Faktor – factor yang paling berperan dalam menyelesaikan sengketa ini adalah
•Legal substancy adalah aturan-aturan,
norma-norma dan pola prilaku nyata manusia yang berada dalam sistem itu
termasuk produk yang dihasilkan oleh orang yang berada dalam sistem hukum itu.
•Legal structure adalah berkaitan dengan
seluruh institusi penegakan hukum beserta aparatnya. karena dengan kewenangan dan kekuasaan yang
tinggi, aparat pemerintahan dapat menekan dan memaksakan para pihak untuk berdamai.

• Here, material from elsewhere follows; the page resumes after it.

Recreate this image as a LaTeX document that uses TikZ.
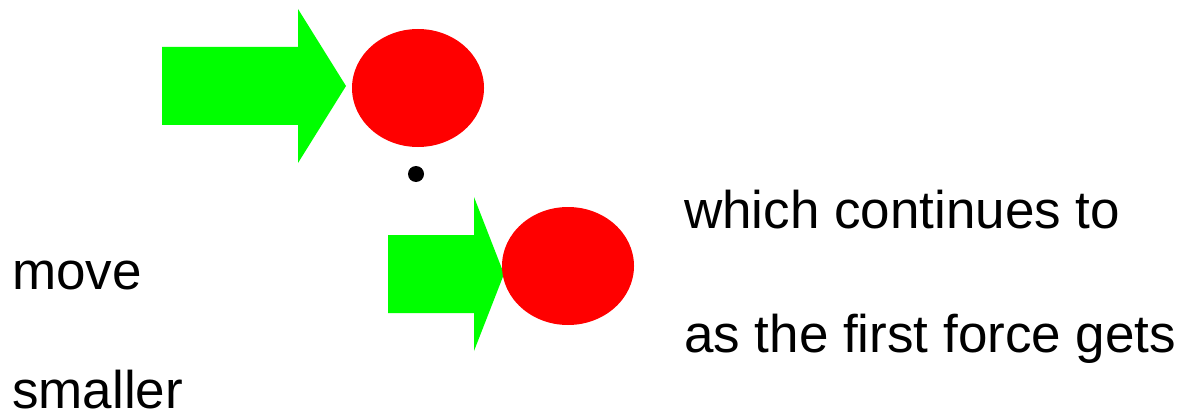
\documentclass[tikz,border=0pt]{standalone}
\usepackage{fontspec}
\setmainfont{Liberation Sans}
\usetikzlibrary{shapes.geometric}
\definecolor{fgreen}{RGB}{0,255,0}
\definecolor{fred}{RGB}{255,0,0}
\begin{document}
\begin{tikzpicture}[x=1pt,y=-1pt,
  force/.style={fill=fgreen,draw=none},
  ball/.style={ellipse,fill=fred,draw=none,inner sep=0,minimum width=132pt,minimum height=118pt},
  label/.style={anchor=base west,inner sep=0,font=\fontsize{53}{60}\selectfont}]
\useasboundingbox (0,0) rectangle (1185,417);
% first arrow and ball
\fill[force] (162,47) -- (298,47) -- (298,9) -- (346,86) -- (298,163) -- (298,125) -- (162,125) -- cycle;
\node[ball] (b1) at (418,88) {};
\fill (416,174) circle (8);
% second arrow and ball
\fill[force] (388,235) -- (474,235) -- (474,197) -- (504,274) -- (474,351) -- (474,313) -- (388,313) -- cycle;
\node[ball] (b2) at (568,266) {};
% texts
\node[label] (t1) at (684,228) {which continues to};
\node[label] (t2) at (684,352) {as the first force gets};
\node[label] (t3) at (12,289) {move};
\node[label] (t4) at (12,408) {smaller};
\end{tikzpicture}
\end{document}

•Legal culture adalah adalah tanggapan
umum yang sama dari masyarakat tertentu terhadap gejala-gejala hukum.
B. SARAN
Diperlukannya peran aktif pemerintah
dalam memberikan suatu keputusan terakhir, dimana sengketa-sengketa tanah adat
yang sering kali terjadi sulit untuk di putuskan secara tuntas, pemerintah
dalam hal ini seperti Bupati di wilayah sengketa-sengketa tanah adat tersebut. Institusi
penegakan hukum, beserta aparatnya dalam setiap penyelesaian persoalan sengketa
tanah adat maupun sengketa tanah lainnya dapat memberikan suatu landasan hukum
yang sangat berpengaruh terhadap sengketa-sengketa tersebut seperti dalam
berbagai macam peraturan-peraturan pemerintah dan daerah serta undang-undang
yang diberlakukan. Warga adat yang berkonflik tidak tersulut emosi dan berlaku
anarkis dalam setiap permasalahan sengketa yang belum di putuskan.